Written task → Print the listing from its top line through the line containing "import plotly.graph_objects as go", nothing more, and leave out the pictures.

▬▬▬▬▬▬▬▬▬▬

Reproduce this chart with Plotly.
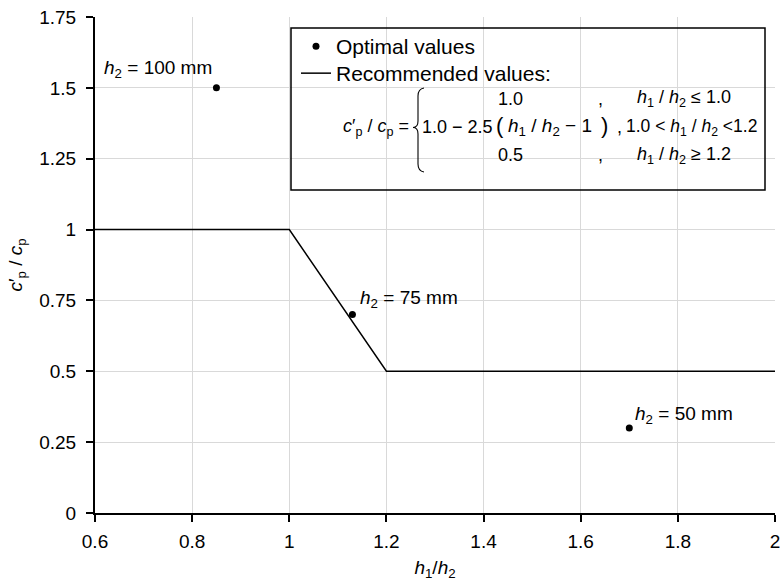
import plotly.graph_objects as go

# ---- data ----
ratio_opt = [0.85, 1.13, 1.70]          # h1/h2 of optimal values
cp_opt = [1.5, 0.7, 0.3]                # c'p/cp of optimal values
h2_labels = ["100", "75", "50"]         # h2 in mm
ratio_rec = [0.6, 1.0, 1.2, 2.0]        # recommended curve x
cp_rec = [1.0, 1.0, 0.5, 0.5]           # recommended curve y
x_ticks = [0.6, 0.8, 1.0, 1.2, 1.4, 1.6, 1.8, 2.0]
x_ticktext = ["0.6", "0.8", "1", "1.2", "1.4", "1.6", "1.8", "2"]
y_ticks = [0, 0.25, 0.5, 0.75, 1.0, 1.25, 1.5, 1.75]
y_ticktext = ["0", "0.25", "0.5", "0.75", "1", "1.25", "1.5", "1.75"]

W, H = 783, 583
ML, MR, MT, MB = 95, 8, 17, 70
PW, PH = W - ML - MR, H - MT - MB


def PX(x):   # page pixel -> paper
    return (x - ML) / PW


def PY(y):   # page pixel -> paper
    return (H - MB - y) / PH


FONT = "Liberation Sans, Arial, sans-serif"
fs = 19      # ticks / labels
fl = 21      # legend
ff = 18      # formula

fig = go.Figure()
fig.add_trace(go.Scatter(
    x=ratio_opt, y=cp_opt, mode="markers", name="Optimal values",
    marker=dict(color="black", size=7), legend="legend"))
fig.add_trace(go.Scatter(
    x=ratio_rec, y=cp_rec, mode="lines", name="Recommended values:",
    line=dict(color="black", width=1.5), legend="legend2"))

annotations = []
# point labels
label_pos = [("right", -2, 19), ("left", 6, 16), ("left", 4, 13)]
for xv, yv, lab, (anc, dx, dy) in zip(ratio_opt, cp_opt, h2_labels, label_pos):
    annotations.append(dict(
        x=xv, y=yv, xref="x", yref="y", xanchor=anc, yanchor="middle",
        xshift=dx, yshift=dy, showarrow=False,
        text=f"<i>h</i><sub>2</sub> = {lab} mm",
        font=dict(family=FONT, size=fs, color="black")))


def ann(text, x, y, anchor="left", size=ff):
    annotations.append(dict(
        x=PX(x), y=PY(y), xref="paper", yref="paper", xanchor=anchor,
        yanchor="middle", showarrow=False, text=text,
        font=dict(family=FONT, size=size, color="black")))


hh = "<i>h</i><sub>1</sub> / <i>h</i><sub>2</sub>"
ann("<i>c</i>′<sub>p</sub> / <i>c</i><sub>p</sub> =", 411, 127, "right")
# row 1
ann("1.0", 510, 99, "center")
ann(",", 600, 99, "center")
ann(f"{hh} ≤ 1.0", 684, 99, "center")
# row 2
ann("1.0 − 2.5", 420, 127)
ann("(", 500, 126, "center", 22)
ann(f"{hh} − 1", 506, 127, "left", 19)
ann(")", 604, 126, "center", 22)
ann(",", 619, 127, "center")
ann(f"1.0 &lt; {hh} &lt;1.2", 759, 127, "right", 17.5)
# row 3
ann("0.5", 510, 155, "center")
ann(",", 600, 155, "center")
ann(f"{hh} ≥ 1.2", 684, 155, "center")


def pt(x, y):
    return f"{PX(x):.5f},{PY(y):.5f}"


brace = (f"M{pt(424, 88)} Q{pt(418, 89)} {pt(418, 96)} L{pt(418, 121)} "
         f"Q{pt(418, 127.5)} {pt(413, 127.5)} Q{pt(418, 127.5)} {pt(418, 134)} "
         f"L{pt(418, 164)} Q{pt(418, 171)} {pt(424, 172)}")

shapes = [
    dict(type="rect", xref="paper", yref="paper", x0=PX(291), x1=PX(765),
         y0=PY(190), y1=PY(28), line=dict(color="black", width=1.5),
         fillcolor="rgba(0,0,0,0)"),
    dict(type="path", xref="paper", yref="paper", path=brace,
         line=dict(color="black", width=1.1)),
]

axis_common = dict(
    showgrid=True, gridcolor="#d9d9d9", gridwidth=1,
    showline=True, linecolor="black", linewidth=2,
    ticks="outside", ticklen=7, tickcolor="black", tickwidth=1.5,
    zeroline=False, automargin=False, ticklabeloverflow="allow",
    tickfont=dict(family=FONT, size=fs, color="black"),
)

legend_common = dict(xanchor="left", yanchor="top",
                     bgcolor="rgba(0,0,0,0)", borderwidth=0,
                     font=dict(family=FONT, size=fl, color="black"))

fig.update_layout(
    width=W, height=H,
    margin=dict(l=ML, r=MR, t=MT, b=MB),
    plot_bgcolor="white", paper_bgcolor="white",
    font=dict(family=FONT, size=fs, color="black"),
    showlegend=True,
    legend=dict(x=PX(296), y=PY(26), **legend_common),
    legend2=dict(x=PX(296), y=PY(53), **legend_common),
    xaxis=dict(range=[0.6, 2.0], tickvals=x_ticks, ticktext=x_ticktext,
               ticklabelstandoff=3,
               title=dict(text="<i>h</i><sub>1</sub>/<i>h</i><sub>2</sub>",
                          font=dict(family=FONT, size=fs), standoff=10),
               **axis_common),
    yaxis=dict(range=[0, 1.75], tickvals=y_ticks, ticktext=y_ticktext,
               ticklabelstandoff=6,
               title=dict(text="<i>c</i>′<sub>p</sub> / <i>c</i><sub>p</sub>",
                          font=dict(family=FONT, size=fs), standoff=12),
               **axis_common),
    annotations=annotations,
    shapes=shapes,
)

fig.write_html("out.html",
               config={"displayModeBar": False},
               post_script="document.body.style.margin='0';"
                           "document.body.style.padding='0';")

▬▬▬▬▬▬▬▬▬▬

Result for this exercise →
Reproduce this chart with Plotly.
import plotly.graph_objects as go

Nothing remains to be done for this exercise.